Bonsai don’t need repotting very often; they can stay in one pot for several years at a time. If you have purchased a tree within the last half a year, it would be very safe to say that you won’t need to transplant this tree unless you don’t like the pot it was in, or for some other cosmetic reason.
Q: Is it like repotting house plants?
A: We have to assume that the person repotting a Bonsai has had some experience repotting house plants, but there are many differences.
Usually, when you are repotting a houseplant, you are trying to give your plant room to grow bigger and bigger by transplanting it into larger and larger pots. With Bonsai, however, you want the tree’s needles and leaves to continue getting smaller in size, so there’s no reason why the pot should keep getting larger. Therefore, roots need to be pruned to invigorate the tree and to generate new growth, and to be able to fit it back into a small pot.
Q: What is root pruning?
A: Root pruning is an important part in the repotting process. Root pruning is a matter of nipping the roots of the tree back, to reinvigorate the tree or to fit it into a new pot.

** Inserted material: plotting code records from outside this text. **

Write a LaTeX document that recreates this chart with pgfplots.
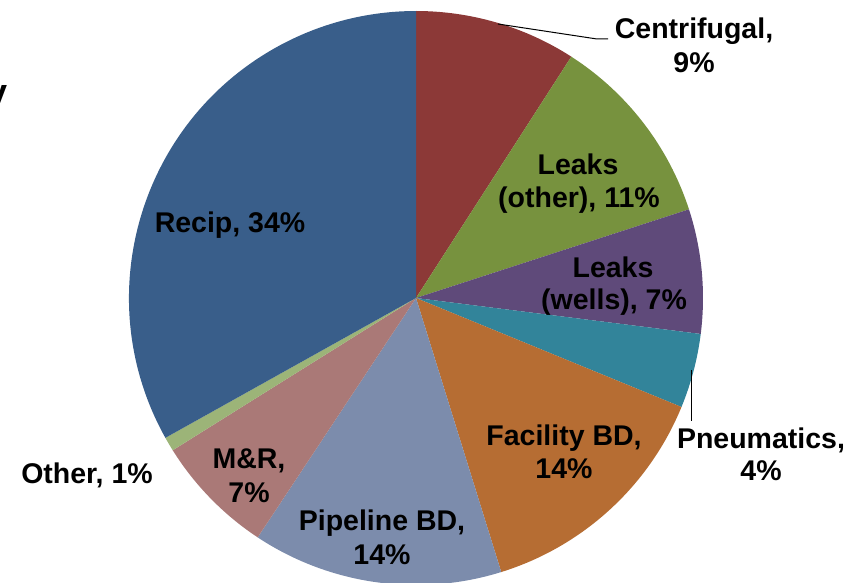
\documentclass[border=0pt]{standalone}
\usepackage{pgfplots}
\pgfplotsset{compat=1.18}
\usepackage{fontspec}
\setmainfont{Liberation Sans}

\definecolor{cCen}{RGB}{140,57,55}
\definecolor{cLkO}{RGB}{119,146,62}
\definecolor{cLkW}{RGB}{95,74,122}
\definecolor{cPne}{RGB}{50,132,154}
\definecolor{cFac}{RGB}{182,109,51}
\definecolor{cPip}{RGB}{124,140,172}
\definecolor{cMR}{RGB}{170,121,119}
\definecolor{cOth}{RGB}{156,180,120}
\definecolor{cRec}{RGB}{57,94,138}

% share of each slice (percent), clockwise from 12 o'clock
\def\piedata{9.1/cCen, 10.9/cLkO, 7.0/cLkW, 4.2/cPne, 14.0/cFac, 14.1/cPip, 6.8/cMR, 0.8/cOth, 33.1/cRec}

\tikzset{lbl/.style={font=\fontsize{28.5}{33}\selectfont\bfseries, anchor=base, inner sep=0pt}}

\begin{document}
\begin{tikzpicture}
\useasboundingbox (0,0) rectangle (848pt,582pt);
\begin{axis}[
    at={(0,0)}, anchor=south west,
    x=1pt, y=1pt,
    xmin=0, xmax=848, ymin=0, ymax=582,
    hide axis, clip=false,
]
    % slices
    \gdef\cum{0}
    \foreach \v/\c in \piedata {
        \pgfmathsetmacro\a{90-3.6*\cum}
        \pgfmathsetmacro\b{90-3.6*(\cum+\v)}
        \edef\temp{\noexpand\fill[\c] (axis cs:416,284) -- ++(\a:287pt)
            arc[start angle=\a, end angle=\b, radius=287pt] -- cycle;}
        \temp
        \pgfmathsetmacro\cumnew{\cum+\v}
        \global\let\cum\cumnew
    }

    % leader lines
    \draw[black, line width=1pt] (axis cs:498,558) -- (axis cs:597,543) -- (axis cs:608,543);
    \draw[black, line width=1pt] (axis cs:691,212) -- (axis cs:691,161);

    % labels
    \node[lbl] at (axis cs:694,543) {Centrifugal,};
    \node[lbl] at (axis cs:694,509) {9\%};
    \node[lbl] at (axis cs:578,407) {Leaks};
    \node[lbl] at (axis cs:579,374) {(other), 11\%};
    \node[lbl] at (axis cs:613,305) {Leaks};
    \node[lbl] at (axis cs:614,273) {(wells), 7\%};
    \node[lbl] at (axis cs:761,134) {Pneumatics,};
    \node[lbl] at (axis cs:761,102) {4\%};
    \node[lbl] at (axis cs:564,137) {Facility BD,};
    \node[lbl] at (axis cs:564,104) {14\%};
    \node[lbl] at (axis cs:382,52) {Pipeline BD,};
    \node[lbl] at (axis cs:382,18) {14\%};
    \node[lbl] at (axis cs:249,114) {M\&R,};
    \node[lbl] at (axis cs:249,80) {7\%};
    \node[lbl] at (axis cs:87,99) {Other, 1\%};
    \node[lbl] at (axis cs:230,350) {Recip, 34\%};
    % clipped remnant of a title at the left edge
    \node[font=\fontsize{36}{40}\selectfont\bfseries, anchor=base east, inner sep=0pt]
        at (axis cs:8,477) {y};
\end{axis}
\end{tikzpicture}
\end{document}
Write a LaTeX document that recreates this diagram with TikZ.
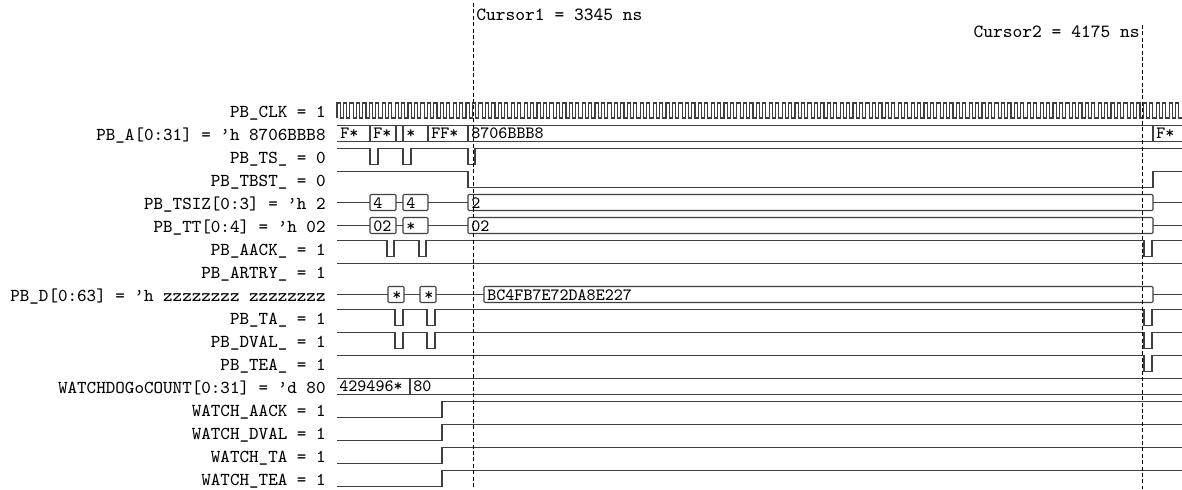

The time of year that the tree is the strongest is when you can prune the most roots without damaging it, since that is the time the new fibrous roots will grow back most vigorously. That is why we don’t suggest you do any root pruning just before the dormant season starts.
Q: What should you look for in repotting Bonsai?
A: In repotting a Bonsai, it’s very important to think about balance and placement.
The tree should be about a third of the way off to the side, never in the center of the pot, unless it is a round or square pot.
Look at photographs of specimen Bonsai to get a feel for how the tree should be balanced in its pot.
The size of the pot should harmonize with the size of the trunk and the expanse of the foliage.
Q: What is the purpose of moss in repotting?
A: We use moss to cover the root ball at the base of the trunk, but the function of the moss is mostly ornamental.
It does, however, keep water in to a degree; the tree won’t dry out as fast, and when it’s hot out, it actually keeps the soil a little bit cooler.
Q: What about rocks?
A: Again, rocks are an ornamental feature used to balance the tree. Rocks help to create the illusion of a tree growing wild in the mountains.
Q: Are there any dangers to watch out for when repotting your tree?
A: The most important thing is that the roots don’t dry out in the sun and wind. If you are repotting it in the summer, you will place it into the pot as quickly as possible, so that the root hairs are not exposed to the air for too long a time.
Q: Can you prune too many roots?
A: Yes, and that is a very common mistake. The tree will immediately show the stress by dropping leaves and wilting. That is another reason that we recommend very strongly that you bring your tree to a reputable Bonsai nursery for repotting instructions before you attempt it yourself.
Q: How often should I repot my tree?
A: Very seldom does being pot-bound affect a tree’s health; in fact, being pot-bound is one of the principle aspects of Bonsai: the roots have no place to go, and the tree stays small.
Although we recommend repotting every two to five years, many trees have been in the same soil far longer than that and are still doing well. As your tree becomes more pot-bound, you may need to feed it more, but repotting is not necessarily called for.